Se pencher sur le Quatrième Monde de Kirby aujourd’hui, c’est donc contempler les fondations d’un édifice dont la structure finale ne sera jamais définie. Parce que son auteur d’origine ne l’a pas achevé comme il le souhaitait certes, mais également parce que l’industrie des comics étant ainsi bâtie, quelqu’un d’autre aura toujours la possibilité d’y ajouter une nouvelle pierre. Puisqu’il est question d’une base sur laquelle construire, quel est donc alors le paradoxe sur lequel s’aventure l’équipe créative des New Gods d'aujourd'hui ? La réponse tient en un nom : Jack Kirby.

S’aventurer sur le Quatrième Monde, c’est marcher dans les pas de Kirby. Et marcher dans les pas de Kirby, c’est marcher sur des œufs. Pourquoi ? Il n’est pas ici question de comparer les talents, mais de comprendre la logique d’un créateur. Le Quatrième Monde est une expérimentation tant narrative que visuelle. La volonté de cet ensemble était de proposer quelque chose de nouveau. Une idée qui se heurta d’ailleurs à l’équipe commerciale de DC, qui força le « King » à reprendre à son arrivée une série pré-existante, là où celui-ci voulait avant tout innover.

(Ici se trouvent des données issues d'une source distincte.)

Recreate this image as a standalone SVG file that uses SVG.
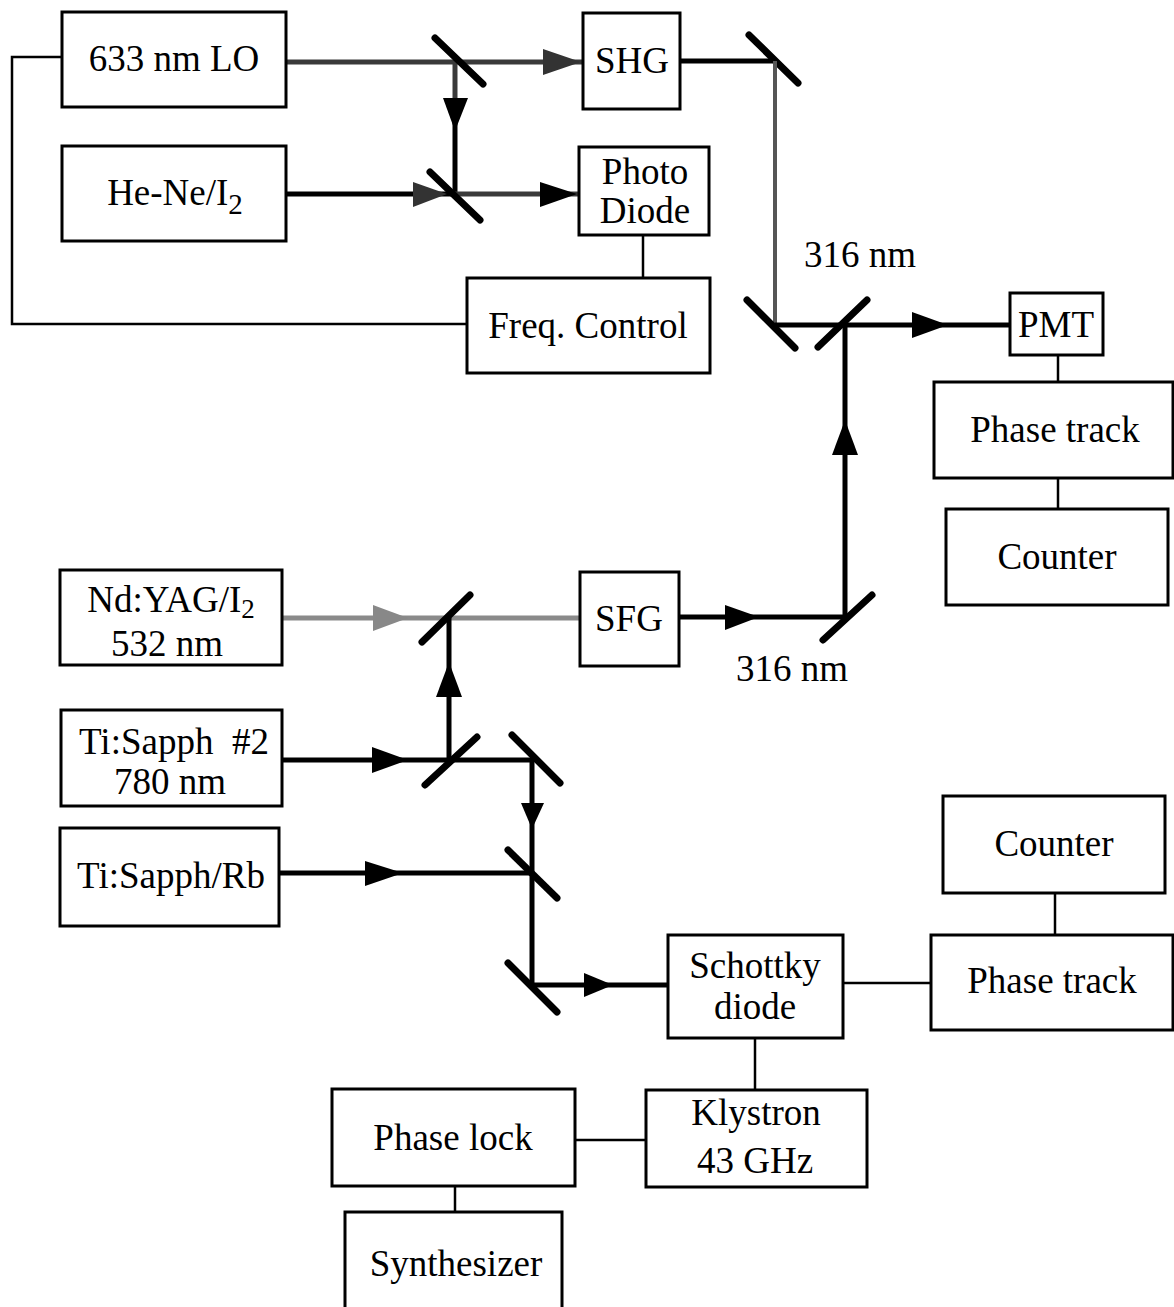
<svg xmlns="http://www.w3.org/2000/svg" width="1174" height="1307" viewBox="0 0 1174 1307">
<style>
.box{fill:#fff;stroke:#000;stroke-width:3}
.wire{fill:none;stroke:#000;stroke-width:2.5}
.beam{fill:none;stroke:#000;stroke-width:5}
.beamd{fill:none;stroke:#3a3a3a;stroke-width:5}
.beaml{fill:none;stroke:#8a8a8a;stroke-width:5}
.beamv{fill:none;stroke:#555;stroke-width:4}
.mirror{stroke:#000;stroke-width:7;stroke-linecap:round}
.ah{fill:#000}
.ahd{fill:#333}
.ahl{fill:#888}
text{font-family:"Liberation Serif","Times New Roman",serif;font-size:37px;text-anchor:middle;fill:#000}
</style>
<rect width="1174" height="1307" fill="#fff"/>

<g id="connectors">
  <!-- electrical wires -->
  <line class="wire" x1="643" y1="235" x2="643" y2="278"/>
  <polyline class="wire" points="467,324 12,324 12,57 62,57"/>
  <line class="wire" x1="1058" y1="355" x2="1058" y2="382"/>
  <line class="wire" x1="1058" y1="478" x2="1058" y2="509"/>
  <line class="wire" x1="1055" y1="893" x2="1055" y2="935"/>
  <line class="wire" x1="843" y1="983" x2="931" y2="983"/>
  <line class="wire" x1="755" y1="1038" x2="755" y2="1090"/>
  <line class="wire" x1="575" y1="1140" x2="646" y2="1140"/>
  <line class="wire" x1="455" y1="1186" x2="455" y2="1212"/>

  <!-- top optical beams -->
  <line class="beamd" x1="286" y1="62" x2="583" y2="62"/>
  <polygon class="ahd" points="543,49 581,62 543,75"/>
  <line class="beamd" x1="455" y1="62" x2="455" y2="100"/>
  <line class="beam" x1="455" y1="98" x2="455" y2="194"/>
  <polygon class="ah" points="443,98 468,98 455,131"/>
  <line class="beam" x1="286" y1="194" x2="455" y2="194"/>
  <polygon class="ahd" points="413,182 447,194 413,207"/>
  <line class="beamd" x1="455" y1="194" x2="579" y2="194"/>
  <polygon class="ah" points="540,182 577,194 540,207"/>
  <line class="mirror" x1="435" y1="38" x2="483" y2="84"/>
  <line class="mirror" x1="430" y1="172" x2="480" y2="220"/>

  <line class="beam" x1="680" y1="61" x2="775" y2="61"/>
  <line class="mirror" x1="749" y1="35" x2="798" y2="83"/>
  <line class="beamv" x1="775" y1="61" x2="775" y2="325"/>
  <line class="mirror" x1="747" y1="300" x2="795" y2="348"/>
  <line class="beam" x1="775" y1="325" x2="1010" y2="325"/>
  <polygon class="ah" points="912,312 948,325 912,338"/>
  <line class="mirror" x1="818" y1="347" x2="867" y2="300"/>
  <line class="beam" x1="845" y1="325" x2="845" y2="618"/>
  <polygon class="ah" points="832,455 845,420 858,455"/>

  <!-- SFG section -->
  <line class="beaml" x1="282" y1="618" x2="580" y2="618"/>
  <polygon class="ahl" points="373,605 408,618 373,631"/>
  <line class="beam" x1="679" y1="617" x2="845" y2="617"/>
  <polygon class="ah" points="725,605 759,617 725,630"/>
  <line class="mirror" x1="823" y1="640" x2="872" y2="595"/>
  <line class="beam" x1="449" y1="618" x2="449" y2="760"/>
  <polygon class="ah" points="436,697 449,662 462,697"/>
  <line class="mirror" x1="422" y1="642" x2="470" y2="595"/>

  <!-- Ti:Sapph section -->
  <line class="beam" x1="282" y1="760" x2="532" y2="760"/>
  <polygon class="ah" points="372,747 408,760 372,773"/>
  <line class="mirror" x1="425" y1="785" x2="477" y2="737"/>
  <line class="mirror" x1="512" y1="735" x2="560" y2="783"/>
  <line class="beam" x1="532" y1="760" x2="532" y2="985"/>
  <polygon class="ah" points="521,803 544,803 532,829"/>
  <line class="beam" x1="279" y1="873" x2="532" y2="873"/>
  <polygon class="ah" points="365,861 403,873 365,886"/>
  <line class="mirror" x1="508" y1="850" x2="557" y2="898"/>
  <line class="mirror" x1="508" y1="963" x2="557" y2="1012"/>
  <line class="beam" x1="532" y1="985" x2="668" y2="985"/>
  <polygon class="ah" points="584,973 613,985 584,997"/>
</g>

<g id="lo633"><rect class="box" x="62" y="12" width="224" height="95"/><text x="174" y="71">633 nm LO</text></g>
<g id="heneI2"><rect class="box" x="62" y="146" width="224" height="95"/><text x="175" y="205">He-Ne/I<tspan font-size="29" dy="9">2</tspan></text></g>
<g id="shg"><rect class="box" x="583" y="13" width="97" height="96"/><text x="632" y="73">SHG</text></g>
<g id="photodiode"><rect class="box" x="579" y="147" width="130" height="88"/><text x="645" y="184">Photo</text><text x="645" y="223">Diode</text></g>
<g id="freqcontrol"><rect class="box" x="467" y="278" width="243" height="95"/><text x="588" y="338">Freq. Control</text></g>
<g id="pmt"><rect class="box" x="1010" y="293" width="93" height="62"/><text x="1056" y="337">PMT</text></g>
<g id="phasetrack1"><rect class="box" x="934" y="382" width="239" height="96"/><text x="1055" y="442">Phase track</text></g>
<g id="counter1"><rect class="box" x="946" y="509" width="222" height="96"/><text x="1057" y="569">Counter</text></g>
<g id="ndyag"><rect class="box" x="60" y="570" width="222" height="95"/><text x="171" y="612">Nd:YAG/I<tspan font-size="27" dy="6">2</tspan></text><text x="167" y="656">532 nm</text></g>
<g id="sfg"><rect class="box" x="580" y="572" width="99" height="94"/><text x="629" y="631">SFG</text></g>
<g id="label316a"><text x="860" y="267">316 nm</text></g>
<g id="label316b"><text x="792" y="681">316 nm</text></g>
<g id="tisapph2"><rect class="box" x="61" y="710" width="221" height="96"/><text x="174" y="754" style="white-space:pre">Ti:Sapph  #2</text><text x="170" y="794">780 nm</text></g>
<g id="tisapphrb"><rect class="box" x="60" y="828" width="219" height="98"/><text x="171" y="888">Ti:Sapph/Rb</text></g>
<g id="counter2"><rect class="box" x="943" y="796" width="222" height="97"/><text x="1054" y="856">Counter</text></g>
<g id="phasetrack2"><rect class="box" x="931" y="935" width="242" height="95"/><text x="1052" y="993">Phase track</text></g>
<g id="schottky"><rect class="box" x="668" y="935" width="175" height="103"/><text x="755" y="978">Schottky</text><text x="755" y="1019">diode</text></g>
<g id="klystron"><rect class="box" x="646" y="1090" width="221" height="97"/><text x="756" y="1125">Klystron</text><text x="755" y="1173">43 GHz</text></g>
<g id="phaselock"><rect class="box" x="332" y="1089" width="243" height="97"/><text x="453" y="1150">Phase lock</text></g>
<g id="synthesizer"><rect class="box" x="345" y="1212" width="217" height="100"/><text x="456" y="1276">Synthesizer</text></g>
</svg>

Évoquant cette mentalité, Mark Evanier raconte que, du vivant de l’auteur, un dessinateur arrivant sur la série Captain America avait déclaré espérer réussir à restituer « la patte Kirby ». Le principal intéressé avait alors expliqué : « Ce gamin n’a rien compris, la patte Kirby consiste à créer de nouvelles BD ». Le Quatrième Monde se voulait proposer quelque chose de nouveau, une ambition qui a du composer avec l’existence de la série Superman’s Pal Jimmy Olsen, que Kirby avait accepté de reprendre et d’inclure à son grand projet « à contrecœur » (toujours selon Mark Evanier).

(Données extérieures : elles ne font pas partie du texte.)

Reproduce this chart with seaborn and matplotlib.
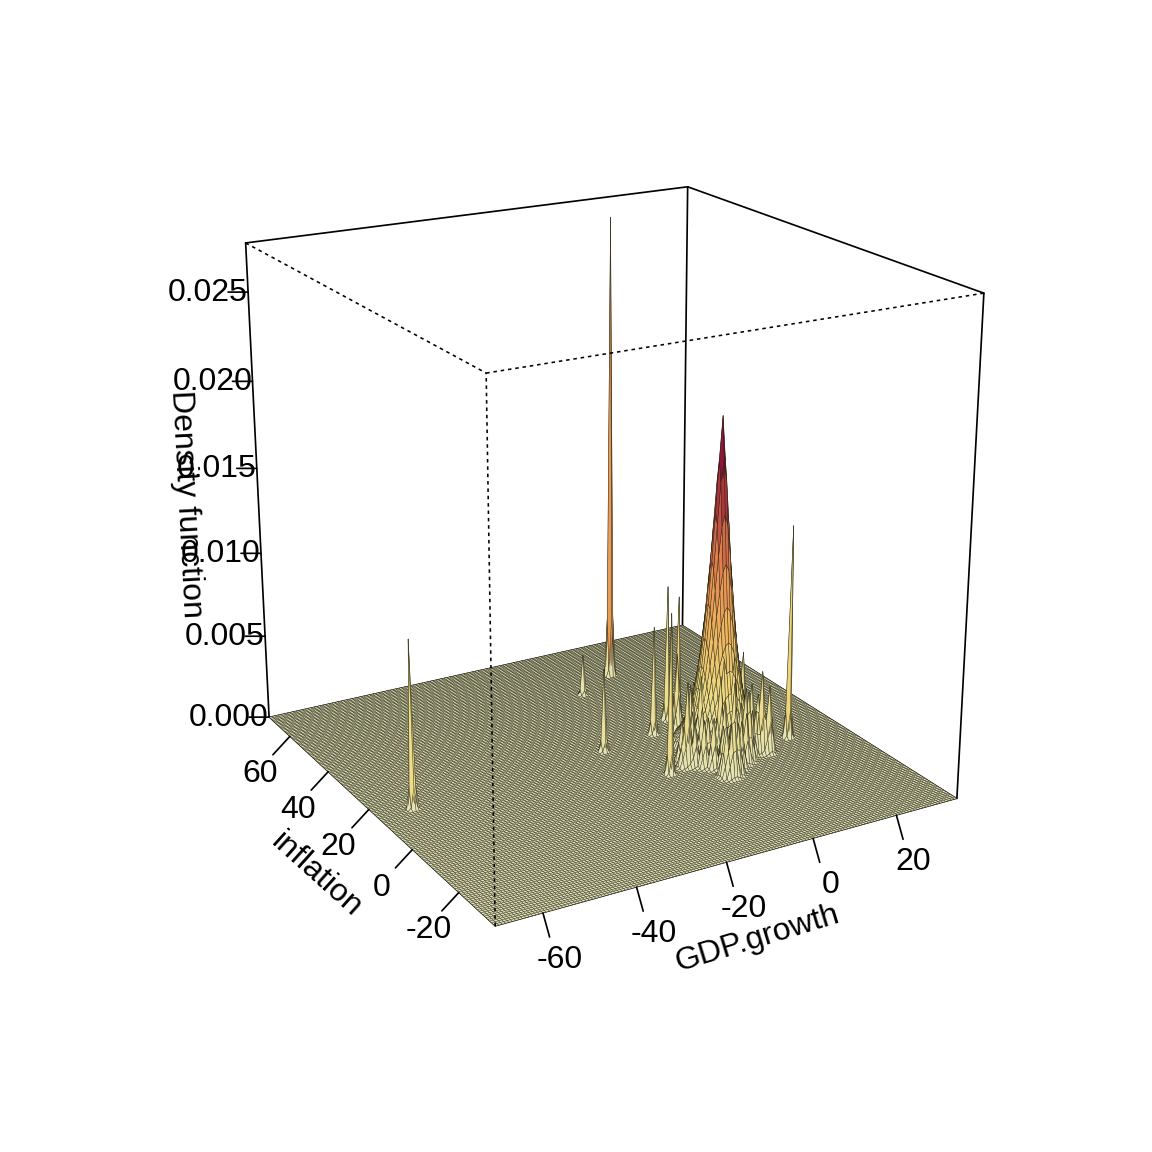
import numpy as np
import seaborn as sns
import matplotlib
matplotlib.use("Agg")
import matplotlib.pyplot as plt
from mpl_toolkits.mplot3d import proj3d

# axis ranges and ticks
XLIM = (-69.9, 35.0)
YLIM = (-34.75, 71.4)
ZLIM = (0.0, 0.0277)
x_ticks = [-60, -40, -20, 0, 20]
y_ticks = [-20, 0, 20, 40, 60]
z_ticks = [0.000, 0.005, 0.010, 0.015, 0.020, 0.025]
GRID_N = 150

# isolated spikes
spike_x = [5.6, -62.3, -5.4, -15.6, -2.3, 4.0, -9.4, 3.4, 21.5]
spike_y = [54.3, 15.6, 47.9, 19.8, 22.4, 27.1, 3.4, 21.5, 6.4]
spike_h = [0.0277, 0.0097, 0.00247, 0.00494, 0.0065, 0.00814, 0.00943, 0.00808, 0.01265]

# the big hill
hill_x, hill_y, hill_h, hill_w, hill_r = 7.85, 12.5, 0.0191, 3.3, 9.5

# small bumps around the foot of the hill
bump_x = [-4.7, -5.0, -2.0, -1.8, 0.1, -0.4, 0.2, 2.8, 7.5, 11.1, 12.7, 13.6, 1.2, 0.1, -4.5, 5.7, 14.4, 16.3, 12.6, 2.6,
          2.0, 4.0, 6.0, 9.0, 11.0, 3.0, 0.0, -1.0, 6.0, 8.0, 13.0, 15.0, 10.0, 5.0, 3.0, 8.5,
          -3.0, -0.5, 1.5, 4.5, 7.0, 9.5, -2.5, 0.8, 3.8, 6.5]
bump_y = [7.5, 4.8, 6.5, 2.9, 1.9, -3.0, -3.9, -3.7, 1.0, 2.8, 2.9, 2.4, -3.8, -3.2, 5.0, 18.4, 13.4, 12.3, 4.7, 20.6,
          10.0, 6.0, 4.0, 3.5, 6.0, 14.0, 11.0, 8.5, 8.0, 7.0, 8.0, 9.0, 10.0, 1.0, 3.0, 1.0,
          4.5, 3.8, 0.5, -1.0, 0.0, 2.5, 9.0, 7.0, 5.0, 2.0]
bump_h = [0.0025, 0.0025, 0.003, 0.0028, 0.003, 0.0028, 0.0032, 0.003, 0.0028, 0.0026, 0.0049, 0.004, 0.0033, 0.003,
          0.005, 0.0031, 0.0049, 0.0022, 0.0022, 0.0048,
          0.0045, 0.0048, 0.0045, 0.004, 0.0035, 0.0038, 0.004, 0.0035, 0.0055, 0.0055, 0.0036, 0.0028, 0.005, 0.0034, 0.0036, 0.003,
          0.0026, 0.0028, 0.0026, 0.0028, 0.003, 0.0028, 0.003, 0.003, 0.0032, 0.0034]

# fitted view of the box
ELEV, AZIM, ROLL, FOCAL = 19.99, -119.81, 0.007, 0.532
BOX = (1.0, 1.00719, 1.00055)
AX_POS = [0.13101, 0.15775, 0.76052, 0.76052]

sns.set_theme(style="white")
plt.rcParams["font.family"] = ["Liberation Sans", "DejaVu Sans"]
plt.rcParams["text.color"] = "black"

gx = np.linspace(*XLIM, GRID_N)
gy = np.linspace(*YLIM, GRID_N)
X, Y = np.meshgrid(gx, gy)
dx, dy = gx[1] - gx[0], gy[1] - gy[0]


def node(x0, y0):
    # nearest grid node, otherwise narrow peaks lose their height
    return gx[np.abs(gx - x0).argmin()], gy[np.abs(gy - y0).argmin()]


def bump(x0, y0, h, sigma):
    cx, cy = node(x0, y0)
    r2 = ((X - cx) / dx) ** 2 + ((Y - cy) / dy) ** 2
    return h * np.exp(-r2 / (2 * sigma ** 2))


cx, cy = node(hill_x, hill_y)
r = np.hypot(X - cx, Y - cy)
Z = np.where(r < hill_r, hill_h * np.exp(-(r / hill_w) ** 1.3), 0)
for a, b, h in zip(bump_x, bump_y, bump_h):
    Z = np.maximum(Z, bump(a, b, h, 0.85))
for a, b, h in zip(spike_x, spike_y, spike_h):
    Z = np.maximum(Z, bump(a, b, h, 0.5))

cmap = sns.blend_palette(["#e6e5b8", "#eeda80", "#efb25e", "#e2844e", "#b03c3f", "#7d0a34"], as_cmap=True)
facet = (Z[:-1, :-1] + Z[1:, :-1] + Z[:-1, 1:] + Z[1:, 1:]) / 4
colors = cmap(np.clip(facet / 0.018, 0, 1))

fig = plt.figure(figsize=(8, 8), dpi=144)
ax = fig.add_axes(AX_POS, projection="3d")
ax.computed_zorder = False
ax.set_xlim(*XLIM)
ax.set_ylim(*YLIM)
ax.set_zlim(*ZLIM)
ax.view_init(elev=ELEV, azim=AZIM, roll=ROLL)
ax.set_proj_type("persp", focal_length=FOCAL)
ax.set_box_aspect(BOX)
ax.set_axis_off()
ax.apply_aspect()

x0, x1 = XLIM
y0, y1 = YLIM
z0, z1 = ZLIM


def edge(a, b, **kw):
    ax.plot(*zip(a, b), color="black", solid_capstyle="round", **kw)


# lines behind the surface
for a, b in [((x0, y1, z1), (x1, y1, z1)), ((x1, y1, z1), (x1, y0, z1)), ((x1, y1, z0), (x1, y1, z1)),
             ((x0, y1, z0), (x0, y1, z1)), ((x1, y0, z0), (x1, y0, z1))]:
    edge(a, b, lw=0.85, zorder=1)

surf = ax.plot_surface(X, Y, Z, facecolors=colors, rstride=1, cstride=1, shade=False, zorder=2)
surf.set_edgecolor((0.1, 0.1, 0.05, 0.7))
surf.set_linewidth(0.26)

for a, b in [((x0, y0, z0), (x1, y0, z0)), ((x0, y0, z0), (x0, y1, z0)),
             ((x0, y1, z0), (x1, y1, z0)), ((x1, y0, z0), (x1, y1, z0))]:
    edge(a, b, lw=0.5, zorder=1.5)
for a, b in [((x0, y1, z1), (x0, y0, z1)), ((x0, y0, z1), (x1, y0, z1)), ((x0, y0, z0), (x0, y0, z1))]:
    edge(a, b, lw=0.8, ls=(0, (2.2, 2.4)), zorder=3)

M = ax.get_proj()


def to_view(p):
    a, b, _ = proj3d.proj_transform(p[0], p[1], p[2], M)
    return np.array([a, b], dtype=float)


def to_pix(p):
    return ax.transData.transform(to_view(p))


def tick(p, off, label, lab_off):
    # off and lab_off in points from the projected position
    xy = to_view(p)
    ax.annotate("", xy=xy, xytext=off, textcoords="offset points", annotation_clip=False, zorder=5,
                arrowprops=dict(arrowstyle="-", lw=0.85, color="black", shrinkA=0, shrinkB=0))
    ax.annotate(label, xy=xy, xytext=lab_off, textcoords="offset points", ha="center", va="center",
                fontsize=16, annotation_clip=False, zorder=5)


d = to_pix((x1, y0, z0)) - to_pix((x0, y0, z0))
perp_x = np.array([d[1], -d[0]]) / np.hypot(*d)
d = to_pix((x0, y1, z0)) - to_pix((x0, y0, z0))
perp_y = np.array([-d[1], d[0]]) / np.hypot(*d)

for v in x_ticks:
    tick((v, y0, z0), perp_x * 12.5, str(v), perp_x * 24 + np.array([2.2, -0.2]))
for v in y_ticks:
    tick((x0, v, z0), perp_y * 12.5, str(v), perp_y * 24.5 + np.array([1.5, -1]))
for v in z_ticks:
    tick((x0, y1, v), (-10, 0), f"{v:.3f}", (-20, -0.4))


def axis_label(p, off, text, rot):
    ax.annotate(text, xy=to_view(p), xytext=off, textcoords="offset points", ha="center", va="center",
                rotation=rot, rotation_mode="anchor", fontsize=16, annotation_clip=False, zorder=5)


axis_label(((x0 + x1) / 2, y0, z0), perp_x * 43 + np.array([-1.5, 1.5]), "GDP.growth", 17)
axis_label((x0, (y0 + y1) / 2, z0), perp_y * 40 + np.array([-1, -2]), "inflation", -42)
axis_label((x0, y1, z1 / 2), (-36, -8), "Density function", -87)

fig.savefig("out.png", dpi=144, facecolor="white")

Voici donc Ram V et Evan Cagle au cœur du paradoxe : celui de faire perdurer l’héritage d’une œuvre qui souhaitait intrinsèquement proposer de la nouveauté, et non reprendre ce qui avait pu être créé par un autre auparavant. Façonner une nouvelle série se réclamant du Quatrième Monde semble donc relever du casse-tête : s’inscrire dans une continuité artistique reviendrait à trahir cette dernière, et s’en éloigner viderait le titre New Gods de son sens. Que faire alors ? C’est ici que Ram V et Evan Cagle ont compris leur matériau d’origine : ils expérimentent.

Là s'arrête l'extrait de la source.